= Problem statement =
Reproduce each line of the material exactly, minus any picture.

= Information provided =
┄┄┄┄┄┄

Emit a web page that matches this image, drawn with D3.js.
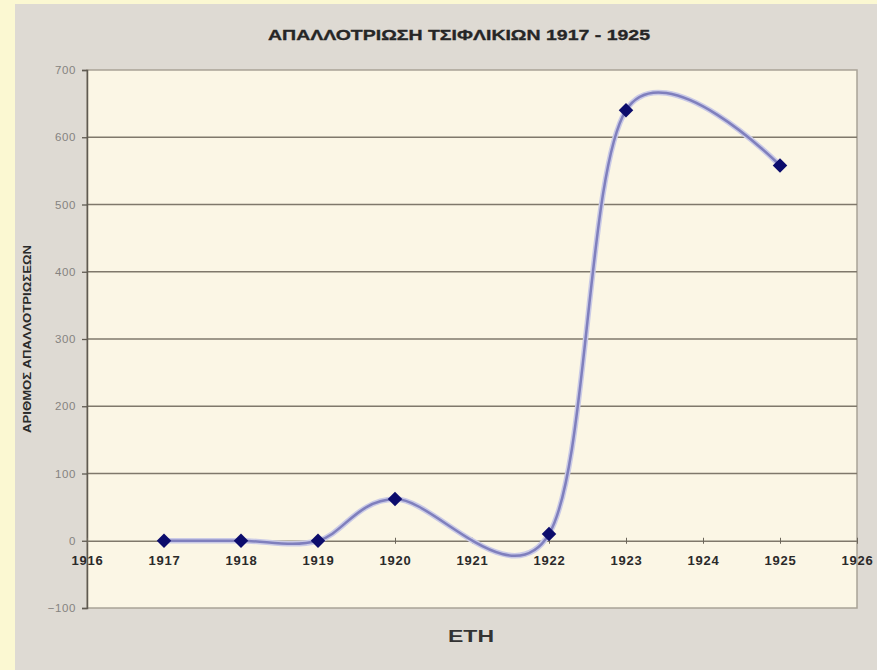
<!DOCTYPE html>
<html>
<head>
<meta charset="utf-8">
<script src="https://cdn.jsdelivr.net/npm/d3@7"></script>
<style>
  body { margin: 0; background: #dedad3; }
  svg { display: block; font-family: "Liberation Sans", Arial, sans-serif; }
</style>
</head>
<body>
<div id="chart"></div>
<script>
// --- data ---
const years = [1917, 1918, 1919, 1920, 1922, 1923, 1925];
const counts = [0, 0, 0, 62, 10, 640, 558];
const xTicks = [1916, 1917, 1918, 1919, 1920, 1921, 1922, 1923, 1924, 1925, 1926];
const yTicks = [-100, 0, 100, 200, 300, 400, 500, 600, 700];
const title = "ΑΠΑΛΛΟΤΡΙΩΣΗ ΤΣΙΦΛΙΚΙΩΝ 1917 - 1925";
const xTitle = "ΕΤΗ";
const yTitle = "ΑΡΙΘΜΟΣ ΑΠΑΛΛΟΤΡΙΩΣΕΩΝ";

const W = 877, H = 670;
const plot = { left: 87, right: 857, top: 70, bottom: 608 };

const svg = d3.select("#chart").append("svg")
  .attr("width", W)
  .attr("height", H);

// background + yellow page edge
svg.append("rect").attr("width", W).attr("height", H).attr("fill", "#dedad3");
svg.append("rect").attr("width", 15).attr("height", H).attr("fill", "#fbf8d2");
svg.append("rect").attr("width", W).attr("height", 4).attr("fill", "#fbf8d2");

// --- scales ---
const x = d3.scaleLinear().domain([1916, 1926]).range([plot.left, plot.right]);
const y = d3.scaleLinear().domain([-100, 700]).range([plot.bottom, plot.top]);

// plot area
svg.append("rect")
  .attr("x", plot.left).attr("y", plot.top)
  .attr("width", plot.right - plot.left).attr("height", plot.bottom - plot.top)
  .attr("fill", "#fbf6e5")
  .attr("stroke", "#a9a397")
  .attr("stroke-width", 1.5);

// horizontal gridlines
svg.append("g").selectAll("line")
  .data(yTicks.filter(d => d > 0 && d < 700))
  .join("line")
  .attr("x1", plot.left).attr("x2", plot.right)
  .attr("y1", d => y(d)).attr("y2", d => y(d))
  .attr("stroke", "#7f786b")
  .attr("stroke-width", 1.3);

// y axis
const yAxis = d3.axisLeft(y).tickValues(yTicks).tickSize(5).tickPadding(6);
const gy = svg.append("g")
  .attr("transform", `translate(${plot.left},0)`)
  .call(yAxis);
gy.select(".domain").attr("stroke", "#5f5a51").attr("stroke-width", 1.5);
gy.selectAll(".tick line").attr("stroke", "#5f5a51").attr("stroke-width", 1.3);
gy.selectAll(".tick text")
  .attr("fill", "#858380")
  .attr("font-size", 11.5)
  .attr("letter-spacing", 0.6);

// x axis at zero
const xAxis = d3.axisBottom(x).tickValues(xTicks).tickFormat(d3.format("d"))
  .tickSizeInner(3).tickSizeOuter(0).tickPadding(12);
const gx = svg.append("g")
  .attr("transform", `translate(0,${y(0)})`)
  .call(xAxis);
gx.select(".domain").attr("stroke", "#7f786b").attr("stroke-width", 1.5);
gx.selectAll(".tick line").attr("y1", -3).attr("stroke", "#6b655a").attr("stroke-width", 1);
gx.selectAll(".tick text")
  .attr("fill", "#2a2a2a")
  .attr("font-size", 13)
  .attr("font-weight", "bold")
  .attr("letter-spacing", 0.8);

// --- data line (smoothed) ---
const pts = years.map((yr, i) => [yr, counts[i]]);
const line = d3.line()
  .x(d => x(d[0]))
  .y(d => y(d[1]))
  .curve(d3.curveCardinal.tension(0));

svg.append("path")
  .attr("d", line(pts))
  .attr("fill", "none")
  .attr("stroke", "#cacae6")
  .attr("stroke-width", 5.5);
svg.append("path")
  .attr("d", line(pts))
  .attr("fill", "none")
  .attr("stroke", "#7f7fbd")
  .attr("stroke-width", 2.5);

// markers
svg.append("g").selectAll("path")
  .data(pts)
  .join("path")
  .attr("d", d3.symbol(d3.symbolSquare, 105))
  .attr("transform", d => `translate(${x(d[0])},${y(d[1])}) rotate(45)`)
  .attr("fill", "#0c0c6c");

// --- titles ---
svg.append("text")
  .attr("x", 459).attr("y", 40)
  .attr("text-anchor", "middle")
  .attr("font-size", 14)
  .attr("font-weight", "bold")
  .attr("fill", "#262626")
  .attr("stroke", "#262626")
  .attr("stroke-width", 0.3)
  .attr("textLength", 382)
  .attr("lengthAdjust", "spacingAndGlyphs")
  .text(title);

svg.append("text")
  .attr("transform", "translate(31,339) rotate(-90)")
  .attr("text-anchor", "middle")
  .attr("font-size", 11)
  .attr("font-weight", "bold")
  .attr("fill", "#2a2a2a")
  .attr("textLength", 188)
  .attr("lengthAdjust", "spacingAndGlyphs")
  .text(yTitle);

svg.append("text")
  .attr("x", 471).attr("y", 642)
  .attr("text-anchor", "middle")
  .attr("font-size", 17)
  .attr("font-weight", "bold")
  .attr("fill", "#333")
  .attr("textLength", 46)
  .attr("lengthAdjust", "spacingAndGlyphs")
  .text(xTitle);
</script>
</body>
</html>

┄┄┄┄┄┄

= Answer =
Emit a web page that matches this image, drawn with D3.js.
<!DOCTYPE html>
<html>
<head>
<meta charset="utf-8">
<script src="https://cdn.jsdelivr.net/npm/d3@7"></script>
<style>
  body { margin: 0; background: #dedad3; }
  svg { display: block; font-family: "Liberation Sans", Arial, sans-serif; }
</style>
</head>
<body>
<div id="chart"></div>
<script>
// --- data ---
const years = [1917, 1918, 1919, 1920, 1922, 1923, 1925];
const counts = [0, 0, 0, 62, 10, 640, 558];
const xTicks = [1916, 1917, 1918, 1919, 1920, 1921, 1922, 1923, 1924, 1925, 1926];
const yTicks = [-100, 0, 100, 200, 300, 400, 500, 600, 700];
const title = "ΑΠΑΛΛΟΤΡΙΩΣΗ ΤΣΙΦΛΙΚΙΩΝ 1917 - 1925";
const xTitle = "ΕΤΗ";
const yTitle = "ΑΡΙΘΜΟΣ ΑΠΑΛΛΟΤΡΙΩΣΕΩΝ";

const W = 877, H = 670;
const plot = { left: 87, right: 857, top: 70, bottom: 608 };

const svg = d3.select("#chart").append("svg")
  .attr("width", W)
  .attr("height", H);

// background + yellow page edge
svg.append("rect").attr("width", W).attr("height", H).attr("fill", "#dedad3");
svg.append("rect").attr("width", 15).attr("height", H).attr("fill", "#fbf8d2");
svg.append("rect").attr("width", W).attr("height", 4).attr("fill", "#fbf8d2");

// --- scales ---
const x = d3.scaleLinear().domain([1916, 1926]).range([plot.left, plot.right]);
const y = d3.scaleLinear().domain([-100, 700]).range([plot.bottom, plot.top]);

// plot area
svg.append("rect")
  .attr("x", plot.left).attr("y", plot.top)
  .attr("width", plot.right - plot.left).attr("height", plot.bottom - plot.top)
  .attr("fill", "#fbf6e5")
  .attr("stroke", "#a9a397")
  .attr("stroke-width", 1.5);

// horizontal gridlines
svg.append("g").selectAll("line")
  .data(yTicks.filter(d => d > 0 && d < 700))
  .join("line")
  .attr("x1", plot.left).attr("x2", plot.right)
  .attr("y1", d => y(d)).attr("y2", d => y(d))
  .attr("stroke", "#7f786b")
  .attr("stroke-width", 1.3);

// y axis
const yAxis = d3.axisLeft(y).tickValues(yTicks).tickSize(5).tickPadding(6);
const gy = svg.append("g")
  .attr("transform", `translate(${plot.left},0)`)
  .call(yAxis);
gy.select(".domain").attr("stroke", "#5f5a51").attr("stroke-width", 1.5);
gy.selectAll(".tick line").attr("stroke", "#5f5a51").attr("stroke-width", 1.3);
gy.selectAll(".tick text")
  .attr("fill", "#858380")
  .attr("font-size", 11.5)
  .attr("letter-spacing", 0.6);

// x axis at zero
const xAxis = d3.axisBottom(x).tickValues(xTicks).tickFormat(d3.format("d"))
  .tickSizeInner(3).tickSizeOuter(0).tickPadding(12);
const gx = svg.append("g")
  .attr("transform", `translate(0,${y(0)})`)
  .call(xAxis);
gx.select(".domain").attr("stroke", "#7f786b").attr("stroke-width", 1.5);
gx.selectAll(".tick line").attr("y1", -3).attr("stroke", "#6b655a").attr("stroke-width", 1);
gx.selectAll(".tick text")
  .attr("fill", "#2a2a2a")
  .attr("font-size", 13)
  .attr("font-weight", "bold")
  .attr("letter-spacing", 0.8);

// --- data line (smoothed) ---
const pts = years.map((yr, i) => [yr, counts[i]]);
const line = d3.line()
  .x(d => x(d[0]))
  .y(d => y(d[1]))
  .curve(d3.curveCardinal.tension(0));

svg.append("path")
  .attr("d", line(pts))
  .attr("fill", "none")
  .attr("stroke", "#cacae6")
  .attr("stroke-width", 5.5);
svg.append("path")
  .attr("d", line(pts))
  .attr("fill", "none")
  .attr("stroke", "#7f7fbd")
  .attr("stroke-width", 2.5);

// markers
svg.append("g").selectAll("path")
  .data(pts)
  .join("path")
  .attr("d", d3.symbol(d3.symbolSquare, 105))
  .attr("transform", d => `translate(${x(d[0])},${y(d[1])}) rotate(45)`)
  .attr("fill", "#0c0c6c");

// --- titles ---
svg.append("text")
  .attr("x", 459).attr("y", 40)
  .attr("text-anchor", "middle")
  .attr("font-size", 14)
  .attr("font-weight", "bold")
  .attr("fill", "#262626")
  .attr("stroke", "#262626")
  .attr("stroke-width", 0.3)
  .attr("textLength", 382)
  .attr("lengthAdjust", "spacingAndGlyphs")
  .text(title);

svg.append("text")
  .attr("transform", "translate(31,339) rotate(-90)")
  .attr("text-anchor", "middle")
  .attr("font-size", 11)
  .attr("font-weight", "bold")
  .attr("fill", "#2a2a2a")
  .attr("textLength", 188)
  .attr("lengthAdjust", "spacingAndGlyphs")
  .text(yTitle);

svg.append("text")
  .attr("x", 471).attr("y", 642)
  .attr("text-anchor", "middle")
  .attr("font-size", 17)
  .attr("font-weight", "bold")
  .attr("fill", "#333")
  .attr("textLength", 46)
  .attr("lengthAdjust", "spacingAndGlyphs")
  .text(xTitle);
</script>
</body>
</html>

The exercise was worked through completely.